W niedzielę na granicy polsko-białoruskiej ujawniono 542 próby nielegalnego przekroczenia granicy. W tej chwili w szpitalach przebywa dziewięć osób - dwóch obywateli Konga, siedmiu obywateli Iraku. W ośrodkach przebywa 1655 cudzoziemców, w tym na bloku męskim 700 osób i na bloku rodzinnym 960 osób.
Rzeczniczka Straży Granicznej przekazała również, że w niedzielę funkcjonariusze dotarli do rodziny z dwójką dzieci. Kobieta poinformowała strażników, że jest w ciąży. Wszyscy trafili do placówki w Michałowie. Kobieta ma zostać zbadana przez lekarza. Jej stan jest dobry.
Michalska została także zapytana, dlaczego straż graniczna nie udziela azylu osobom, które się o niego ubiegają.
- Mamy coraz więcej zdarzeń, w których imigranci mówią aktywistom, że chcą uzyskać ochronę międzynarodową, a w rozmowie z nami przekazują, że chcą dostać się do Niemiec - stwierdziła rzeczniczka.
Zapytana, z czego wynikają takie sytuacje, odparła, że migranci "nie mają świadomości, co mówią w towarzystwie aktywistów". - Nie wiedzą, że muszą na tę ochronę poczekać w Polsce, a jeśli jej nie dostaną, to będą musieli wrócić do swojego kraju - dodała.
Rzeczniczka Straży Granicznej w czasie briefingu została także zapytana o los dzieci z Michałowa.
- My nie mamy z nimi kontaktu. Może państwo wiedzą, gdzie są te dzieci z Michałowa? Bo państwo informowali dwa tygodnie temu, że są w Niemczech, później, że są w Polsce, a na koniec, że są na granicy polsko-białoruskiej - odpowiedziała mediom Anna Michalska.
- Nie wiemy, nie monitorujemy osób, które deportujemy. W ciągu trzydziestu lat tych osób było kilkadziesiąt tysięcy - dodała.

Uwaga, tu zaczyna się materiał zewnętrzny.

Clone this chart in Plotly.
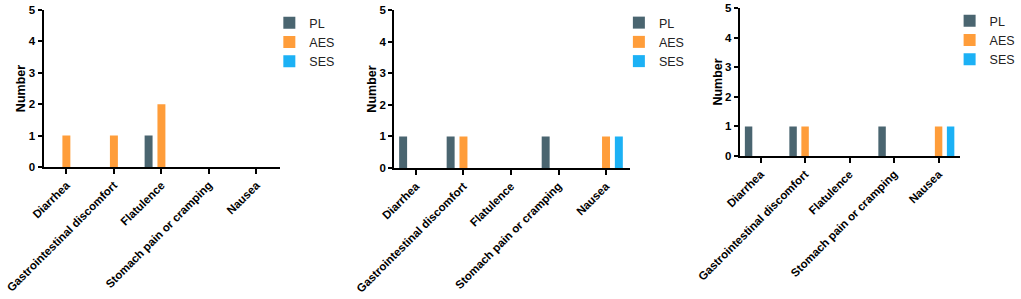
import plotly.graph_objects as go

categories = ["Diarrhea", "Gastrointestinal discomfort", "Flatulence",
              "Stomach pain or cramping", "Nausea"]
groups = ["PL", "AES", "SES"]

panel1_PL = [0, 0, 1, 0, 0]
panel1_AES = [1, 1, 2, 0, 0]
panel1_SES = [0, 0, 0, 0, 0]

panel2_PL = [1, 1, 0, 1, 0]
panel2_AES = [0, 1, 0, 0, 1]
panel2_SES = [0, 0, 0, 0, 1]

panel3_PL = [1, 1, 0, 1, 0]
panel3_AES = [0, 1, 0, 0, 1]
panel3_SES = [0, 0, 0, 0, 1]

y_ticks = [0, 1, 2, 3, 4, 5]

colors = {"PL": "#4a6570", "AES": "#ff9d3a", "SES": "#1cb1f5"}

W, H = 1021, 299


def px(v):
    return v / W


def py(v):
    return (H - v) / H


panels = [
    dict(data={"PL": panel1_PL, "AES": panel1_AES, "SES": panel1_SES},
         x0=44, x1=283, ytop=10, ybot=167, xr=[-0.48, 4.5], legx=272, legy=8),
    dict(data={"PL": panel2_PL, "AES": panel2_AES, "SES": panel2_SES},
         x0=398, x1=636, ytop=10, ybot=168, xr=[-0.46, 4.5], legx=625, legy=8),
    dict(data={"PL": panel3_PL, "AES": panel3_AES, "SES": panel3_SES},
         x0=747, x1=969, ytop=8, ybot=156, xr=[-0.47, 4.47], legx=959, legy=6),
]

fig = go.Figure()
layout = dict(
    width=W, height=H,
    margin=dict(l=0, r=0, t=0, b=0),
    paper_bgcolor="white", plot_bgcolor="white",
    barmode="group", bargap=0.19, bargroupgap=0.38,
    font=dict(family="Arial, Liberation Sans, sans-serif", color="black"),
)

for i, p in enumerate(panels):
    n = "" if i == 0 else str(i + 1)
    leg = "legend" if i == 0 else f"legend{i + 1}"
    for g in groups:
        fig.add_trace(go.Bar(
            x=categories, y=p["data"][g], name=g,
            marker=dict(color=colors[g], line=dict(width=0)),
            xaxis=f"x{n}", yaxis=f"y{n}", legend=leg,
            showlegend=True,
        ))
    xd = [px(p["x0"]), px(p["x1"])]
    yd = [py(p["ybot"]), py(p["ytop"])]
    layout[f"xaxis{n}"] = dict(
        domain=xd, anchor=f"y{n}", range=p["xr"],
        showline=True, linecolor="black", linewidth=2,
        ticks="outside", ticklen=5, tickwidth=2, tickcolor="black",
        tickangle=-45, showgrid=False, zeroline=False,
        tickfont=dict(size=11.5, weight="bold", color="black"),
        automargin=False, ticklabeloverflow="allow",
    )
    layout[f"yaxis{n}"] = dict(
        domain=yd, anchor=f"x{n}", range=[0, 5],
        tickvals=y_ticks,
        showline=True, linecolor="black", linewidth=2,
        ticks="outside", ticklen=4, tickwidth=2, tickcolor="black",
        showgrid=False, zeroline=False,
        tickfont=dict(size=11.5, weight="bold", color="black"),
        title=dict(text="Number", font=dict(size=12.5, weight="bold", color="black"),
                   standoff=0),
        automargin=False, ticklabeloverflow="allow",
    )
    layout[leg] = dict(
        x=px(p["legx"]), y=py(p["legy"]), xanchor="left", yanchor="top",
        bgcolor="rgba(0,0,0,0)", borderwidth=0,
        font=dict(size=12.5, color="#222222"),
        tracegroupgap=0,
    )

fig.update_layout(**layout)
fig.write_html("out.html",
               config={"displayModeBar": False},
               post_script="document.body.style.margin='0';"
                           "document.body.style.overflow='hidden';")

27 września grupa Straży Granicznego z placówki w przygranicznym Michałowie napotkała w pasie przygranicznym grupę obywateli Iraku. Jak informowała SG, "w związku z tym, że w grupie tej znajdowały się dzieci, funkcjonariusze postanowili przewieźć te osoby do Placówki Straży Granicznej w Michałowie, aby zweryfikować legalność i cel ich pobytu na terytorium naszego kraju".
"Funkcjonariusze Straży Granicznej poinformowali cudzoziemców o możliwości złożenia wniosku o pomoc międzynarodową, lecz rodzice dzieci odmówili złożenia takiego wniosku w Polsce. Osoby te były zainteresowane wyłącznie złożeniem wniosku o pomoc międzynarodową w Niemczech" - napisano w komunikacie. "W związku z powyższą sytuacją, funkcjonariusze Straży Granicznej zawrócili te osoby na linię granicy z Białorusią, tj. państwem, w którym przebywają legalnie" - dodano.